Grounding ourselves in times of uncertainty.

Kuru opening. link to blog Grounding ourselves in times of uncertainty

I haven’t been getting much sleep lately. It’s not because I’m stressed. It’s because I’ve been time-travelling. I’ve been travelling back in time… to reconnect. In light of this week’s Covid announcements, this has also given me huge strength and a sense of groundedness.

My journey began in a cafe in Otorohanga where I met with my best friend (also a teacher) and a kaumātua to discuss mahi.

Our conversation soon shifted to a more personal space, when he asked me “Where are you from and how has this shaped who you are today?”

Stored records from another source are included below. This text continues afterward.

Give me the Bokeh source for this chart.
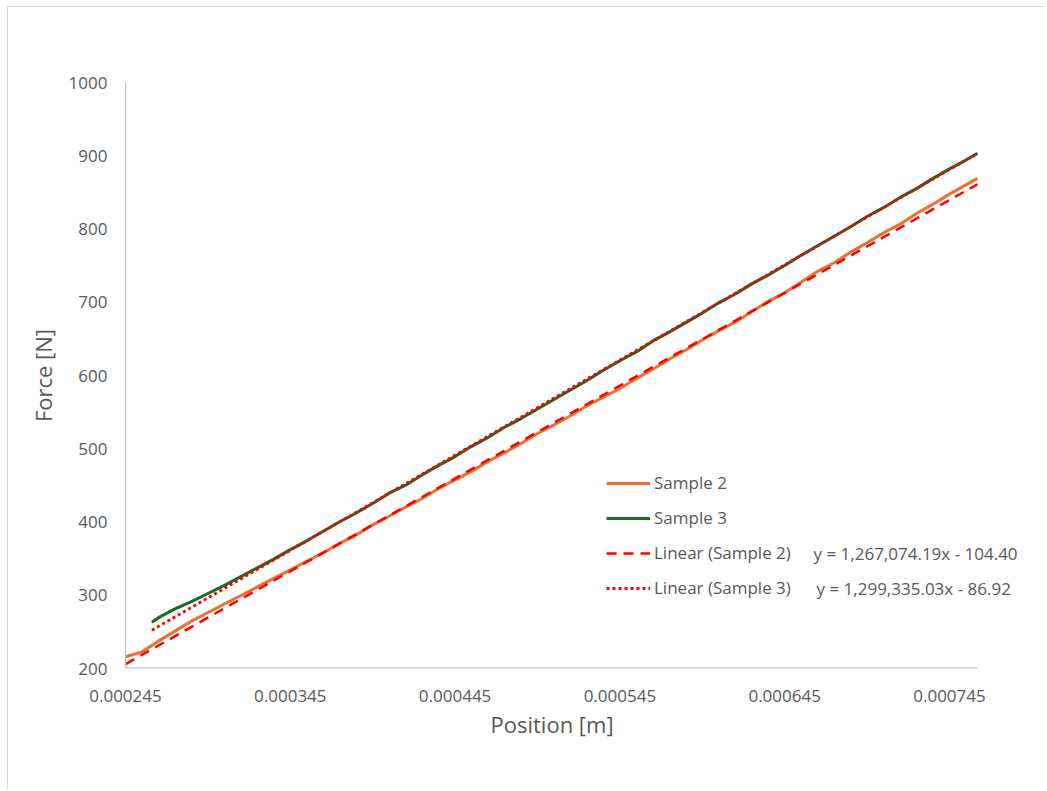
from bokeh.plotting import figure
from bokeh.models import (Range1d, FixedTicker, PrintfTickFormatter, Legend, LegendItem, Label, Title)
from bokeh.embed import file_html
from bokeh.resources import INLINE

# ---- data ----
x_sample2 = [0.000245, 0.000255, 0.000265, 0.000275, 0.000285, 0.000295, 0.000305, 0.000315,
             0.000325, 0.000335, 0.000345, 0.000355, 0.000365, 0.000375, 0.000385, 0.000395,
             0.000405, 0.000415, 0.000425, 0.000435, 0.000445, 0.000455, 0.000465, 0.000475,
             0.000485, 0.000495, 0.000505, 0.000515, 0.000525, 0.000535, 0.000545, 0.000555,
             0.000565, 0.000575, 0.000585, 0.000595, 0.000605, 0.000615, 0.000625, 0.000635,
             0.000645, 0.000655, 0.000665, 0.000675, 0.000685, 0.000695, 0.000705, 0.000715,
             0.000725, 0.000735, 0.000745, 0.000755, 0.000762]
force_sample2 = [216.0, 222.7, 237.4, 251.0, 264.7, 276.4, 288.1, 299.7, 311.4, 323.1, 334.7, 346.4,
                 358.1, 370.8, 382.4, 396.1, 407.8, 420.4, 432.1, 445.8, 457.4, 469.1, 482.8, 494.5,
                 507.1, 520.8, 532.5, 545.1, 558.8, 570.5, 582.2, 595.8, 608.5, 622.2, 634.8, 648.5,
                 661.2, 672.8, 687.5, 701.2, 712.9, 727.5, 742.2, 753.9, 768.5, 781.2, 794.9, 806.6,
                 821.2, 833.9, 847.6, 860.3, 869.1]

x_sample3 = [0.000261, 0.000265, 0.000275, 0.000285, 0.000295, 0.000305, 0.000315, 0.000325,
             0.000335, 0.000345, 0.000355, 0.000365, 0.000375, 0.000385, 0.000395, 0.000405,
             0.000415, 0.000425, 0.000435, 0.000445, 0.000455, 0.000465, 0.000475, 0.000485,
             0.000495, 0.000505, 0.000515, 0.000525, 0.000535, 0.000545, 0.000555, 0.000565,
             0.000575, 0.000585, 0.000595, 0.000605, 0.000615, 0.000625, 0.000635, 0.000645,
             0.000655, 0.000665, 0.000675, 0.000685, 0.000695, 0.000705, 0.000715, 0.000725,
             0.000735, 0.000745, 0.000755, 0.000762]
force_sample3 = [263.2, 269.4, 281.4, 291.4, 302.4, 313.4, 325.4, 337.4, 349.3, 362.3, 374.3, 387.3,
                 400.3, 412.3, 425.3, 439.3, 450.3, 464.3, 477.3, 489.3, 503.3, 515.3, 529.3, 541.2,
                 554.2, 567.2, 580.2, 593.2, 607.2, 620.2, 632.2, 647.2, 659.2, 672.2, 685.2, 699.2,
                 711.2, 725.1, 737.1, 750.1, 764.1, 777.1, 790.1, 803.1, 817.1, 829.1, 843.1, 855.1,
                 869.1, 882.1, 894.1, 903.2]

# trendline equations shown on the chart
slope2, intercept2 = 1267074.19, -104.40
slope3, intercept3 = 1299335.03, -86.92
eq2_text = "y = 1,267,074.19x - 104.40"
eq3_text = "y = 1,299,335.03x - 86.92"

x_ticks = [0.000245, 0.000345, 0.000445, 0.000545, 0.000645, 0.000745]
y_ticks = [200, 300, 400, 500, 600, 700, 800, 900, 1000]
x_axis_min, x_axis_max = 0.000245, 0.000762
y_axis_min, y_axis_max = 200, 1000
x_title = "Position [m]"
y_title = "Force [N]"

FONT = "Open Sans"
TXT = "#595959"
AXIS_COL = "#c0c0c0"

# layout (pixels)
W, H = 1038, 783
ML, MR, MT, MB = 117, 5, 75, 122
AXIS_PX = 852          # drawn length of the x axis line
FRAME_W = W - ML - MR  # plot frame extends further right so the legend text is not clipped
x_range_end = x_axis_min + (x_axis_max - x_axis_min) * FRAME_W / AXIS_PX

p = figure(width=W, height=H, output_backend="svg", toolbar_location=None,
           x_range=Range1d(x_axis_min, x_range_end), y_range=Range1d(y_axis_min, y_axis_max),
           min_border_left=ML, min_border_right=MR, min_border_top=MT, min_border_bottom=MB)
p.styles = {"margin-left": "7px", "margin-top": "6px",
            "border-left": "1px solid #d9d9d9", "border-top": "1px solid #d9d9d9"}
p.background_fill_color = "white"
p.border_fill_color = "white"
p.outline_line_color = None
p.xgrid.grid_line_color = None
p.ygrid.grid_line_color = None

# bottom axis line, only as long as the axis range
p.line([x_axis_min, x_axis_max], [y_axis_min, y_axis_min], line_color=AXIS_COL, line_width=2.4)

r2 = p.line(x_sample2, force_sample2, line_color="#E97132", line_width=3)
r3 = p.line(x_sample3, force_sample3, line_color="#196B24", line_width=3)

t2x = [x_sample2[0], x_sample2[-1]]
t2y = [slope2 * v + intercept2 for v in t2x]
t3x = [x_sample3[0], x_sample3[-1]]
t3y = [slope3 * v + intercept3 for v in t3x]
rt2 = p.line(t2x, t2y, line_color="#FF0000", line_width=2.5, line_dash="10 7")
rt3 = p.line(t3x, t3y, line_color="#FF0000", line_width=2.8, line_dash="3 3")

for ax in (p.xaxis[0], p.yaxis[0]):
    ax.axis_line_color = AXIS_COL
    ax.axis_line_width = 1.2
    ax.major_tick_line_color = None
    ax.minor_tick_line_color = None
    ax.major_tick_out = 0
    ax.major_tick_in = 0
    ax.major_label_text_font = FONT
    ax.major_label_text_font_size = "17px"
    ax.major_label_text_color = TXT
    ax.axis_label_text_font = FONT
    ax.axis_label_text_font_size = "22px"
    ax.axis_label_text_color = TXT
    ax.axis_label_text_font_style = "normal"

p.xaxis.axis_line_color = None
p.xaxis.ticker = FixedTicker(ticks=x_ticks)
p.xaxis.formatter = PrintfTickFormatter(format="%.6f")
p.yaxis.ticker = FixedTicker(ticks=y_ticks)
p.yaxis.axis_label = y_title
p.xaxis.major_label_standoff = 21
p.yaxis.major_label_standoff = 18
p.yaxis.axis_label_standoff = 8

# x-axis title centred under the drawn axis line (not the wider frame)
p.add_layout(Title(text=x_title, align="left", offset=365, standoff=5,
                   text_font=FONT, text_font_size="22px", text_color=TXT,
                   text_font_style="normal"), "below")

legend = Legend(items=[LegendItem(label="Sample 2", renderers=[r2]),
                       LegendItem(label="Sample 3", renderers=[r3]),
                       LegendItem(label="Linear (Sample 2)", renderers=[rt2]),
                       LegendItem(label="Linear (Sample 3)", renderers=[rt3])],
                location=(481, 69), orientation="vertical",
                glyph_width=44, glyph_height=20, label_height=20, spacing=12,
                label_standoff=4, padding=0, margin=0,
                border_line_color=None, background_fill_alpha=0,
                label_text_font=FONT, label_text_font_size="17px", label_text_color=TXT)
p.add_layout(legend, "center")

p.add_layout(Label(x=688, y=115, x_units="screen", y_units="screen", text=eq2_text,
                   text_font=FONT, text_font_size="17px", text_color=TXT, text_baseline="middle"))
p.add_layout(Label(x=691, y=80, x_units="screen", y_units="screen", text=eq3_text,
                   text_font=FONT, text_font_size="17px", text_color=TXT, text_baseline="middle"))

open("out.html", "w").write(file_html(p, INLINE))
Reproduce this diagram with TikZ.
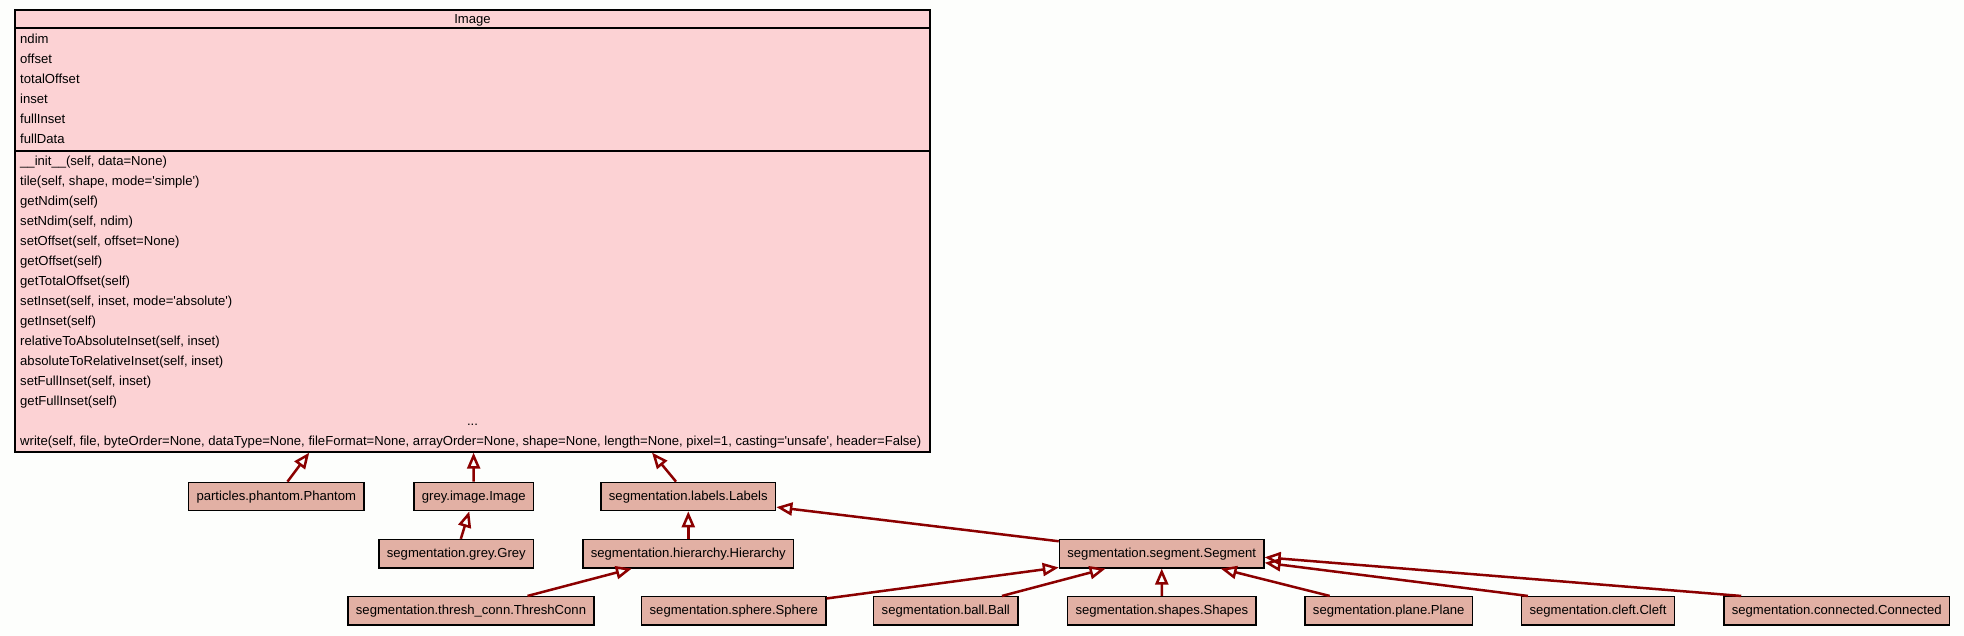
\documentclass[tikz,border=0pt]{standalone}
\usepackage{fontspec}
\setmainfont{Liberation Sans}
\usetikzlibrary{arrows.meta}
\definecolor{pagebg}{RGB}{253,254,252}
\definecolor{classpink}{RGB}{252,210,212}
\definecolor{subclass}{RGB}{226,176,164}
\definecolor{isared}{RGB}{139,0,0}
\newcommand\tq{\textquotesingle}

\begin{document}
\begin{tikzpicture}[x=1pt, y=-1pt,
    cls/.style = {draw=black, line width=1.3pt, fill=subclass, font=\fontsize{13.1}{15}\selectfont,
                  minimum height=28.4pt, inner xsep=8pt, text height=10pt, text depth=2pt},
    member/.style = {anchor=base west, inner sep=0pt, font=\fontsize{13.1}{15}\selectfont},
    isa/.style = {every edge/.style = {draw=isared, line width=2.5pt, -{Triangle[open, length=16pt, width=13pt]}}}]

  \fill[pagebg] (0,0) rectangle (1964,636);

  % base class
  \node[draw=black, line width=1.3pt, fill=classpink, minimum width=915pt, minimum height=442pt, inner sep=0pt] (image) at (472.5,231) {};
  \node[member, anchor=base] (title) at (472.5,24) {Image};
  \draw[line width=1.3pt] (image.west |- 0,28) -- (image.east |- 0,28)
                          (image.west |- 0,151) -- (image.east |- 0,151);
  \foreach \a [count=\i from 0] in {ndim, offset, totalOffset, inset, fullInset, fullData}
    \node[member] (attr-\i) at (20, 43.3+20*\i) {\a};
  \foreach \m [count=\i from 0] in {{\_\_init\_\_(self, data=None)}, {tile(self, shape, mode=\tq simple\tq)},
      {getNdim(self)}, {setNdim(self, ndim)}, {setOffset(self, offset=None)}, {getOffset(self)},
      {getTotalOffset(self)}, {setInset(self, inset, mode=\tq absolute\tq)}, {getInset(self)},
      {relativeToAbsoluteInset(self, inset)}, {absoluteToRelativeInset(self, inset)},
      {setFullInset(self, inset)}, {getFullInset(self)}}
    \node[member] (meth-\i) at (20, 165.4+20*\i) {\m};
  \node[member, anchor=base] (dots) at (472.5, 425.4) {...};
  \node[member] (write) at (20, 445.4) {write(self, file, byteOrder=None, dataType=None, fileFormat=None, arrayOrder=None, shape=None, length=None, pixel=1, casting=\tq unsafe\tq, header=False)};

  % subclasses
  \node[cls] (phantom)    at (276.3,496.5)  {particles.phantom.Phantom};
  \node[cls] (greyimage)  at (473.8,496.5)  {grey.image.Image};
  \node[cls] (labels)     at (688.3,496.5)  {segmentation.labels.Labels};
  \node[cls] (grey)       at (456.3,553.7)  {segmentation.grey.Grey};
  \node[cls] (hierarchy)  at (688.3,553.7)  {segmentation.hierarchy.Hierarchy};
  \node[cls] (segment)    at (1161.7,553.7) {segmentation.segment.Segment};
  \node[cls] (threshconn) at (471,610.8)    {segmentation.thresh\_conn.ThreshConn};
  \node[cls] (sphere)     at (733.8,610.8)  {segmentation.sphere.Sphere};
  \node[cls] (ball)       at (945.8,610.8)  {segmentation.ball.Ball};
  \node[cls] (shapes)     at (1161.8,610.8) {segmentation.shapes.Shapes};
  \node[cls] (plane)      at (1388.7,610.8) {segmentation.plane.Plane};
  \node[cls] (cleft)      at (1598,610.8)   {segmentation.cleft.Cleft};
  \node[cls] (connected)  at (1836.7,610.8) {segmentation.connected.Connected};

  \path[isa] (phantom)    edge (image)
             (greyimage)  edge (image)
             (labels)     edge (image)
             (grey)       edge (greyimage)
             (hierarchy)  edge (labels)
             (segment)    edge (labels)
             (threshconn) edge (hierarchy)
             (sphere)     edge (segment)
             (ball)       edge (segment)
             (shapes)     edge (segment)
             (plane)      edge (segment);
  \path[isa] ([xshift=7pt]cleft.north west)      edge (segment.-5.4)
             ([xshift=18pt]connected.north west) edge (segment.-2.6);
\end{tikzpicture}
\end{document}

Immediately I was transported back to one place where I spent most of my childhood and teenage years. Exploring this further, we discussed the meaning of the name of the place and how that is reflected in my being and mahi today. Immediately I could see a deep connectedness and a deep why around who I am and what I stand for.

After the hui, my exploration continued. I time-travelled back to places I had lived and sought the significance of them in shaping what makes me, ME.

So picking three of the main places of significance, this week I am sharing a deeper sense of who I am, what I stand for and how I do my mahi.

Furthermore, in light of the Covid19 announcements this week, I will be drawing upon the learnings from my kainga to provide me with extra groundedness and inner strength.

So, if these times have you feeling a little lost, disconnected, or overwhelmed, I encourage you to reconnect with your kainga and ground yourself in the learnings it provides.

We’ve got this!

MA xo

Kō Mary-Anne Murphy ahau

Throughout my life, there have been places of significance that have shaped who I am and the mahi I dedicate myself to today.

Turakina is where I spent the first two years of my life. A settlement situated southeast of Whanganui city on the North Island of New Zealand, it’s name relates to the overland journey of the ancestor Haunui-a-Nanaia. Turakina River is the river he “felled a tree to cross”. Turaki – means to fell or to throw down.

The metaphor of creating a bridge is one I live in my own mahi. I support people to create their own crossings towards new knowledge, skills or ways of being. Sometimes this means helping them find the right ‘crossing’, whilst other times it means helping them to create a bridge, or holding their hand and supporting them as they cross it. It can even include waiting for them on the other side, offering words of support.

Another place of significance for me is Kōpaki. In the heart of the King Country, in the central North Island of New Zealand, it is a place I spent my formative and teenage years. A mere blip on the map, it does, however, hold a significant community wairua.

Kōpaki means to envelop or to wrap around. The cloak of aroha is what I experienced growing up within the Kōpaki community.

The concept of Kōpaki is a significant part of my mahi today. There are times when people need to be enveloped in aroha or even tough love. My role is to notice what is needed and support them until they are strong in their knowledge, skills or being able to stand and lead with confidence. I do not smother or allow people to hide from the journey they are taking, but instead, envelop them in support to help them reach their destination. 

Whāingaroa, (Raglan) is also a place of significance for me, and now my new kainga. Meaning ‘the long pursuit’, it refers to the lengthy search of the Tainui waka (canoe) for a final destination. In my mahi, I support people to journey towards understanding themselves and others, and to learn new techniques or strategies that help them discover and develop their leadership. I believe in the unlimited potential of every human, and support the pursuit of continual growth and development to uncover our unique gifts. Learning is a journey that I myself embrace, and support those I work alongside to do so for themselves.

My mahi today.

I am passionate about growing greatness in others. I do this through my work with leaders, teams, and youth.

I truely believe that in order to become leaders, we need to develop from the inside-out. That is, we need to do the mahi within. This requires us to explore our own turangawaewae, whakapapa, values and beliefs to better understand who we are, and how we wish to lead. When we are grounded in these, we are able to lead from a place of inner strength and purpose. It is during the challenges of leadership that we are then able to draw-upon this deep knowing and lineage of strength.

Furthermore, when we lead from this place, all decisions and conversations are grounded from our core values and the whakapapa of our learnings. This is the birthplace of integrity and courage required of any leader.

Nō reira, tēnā koutou, tēnā koutou, tēnā koutou katoa.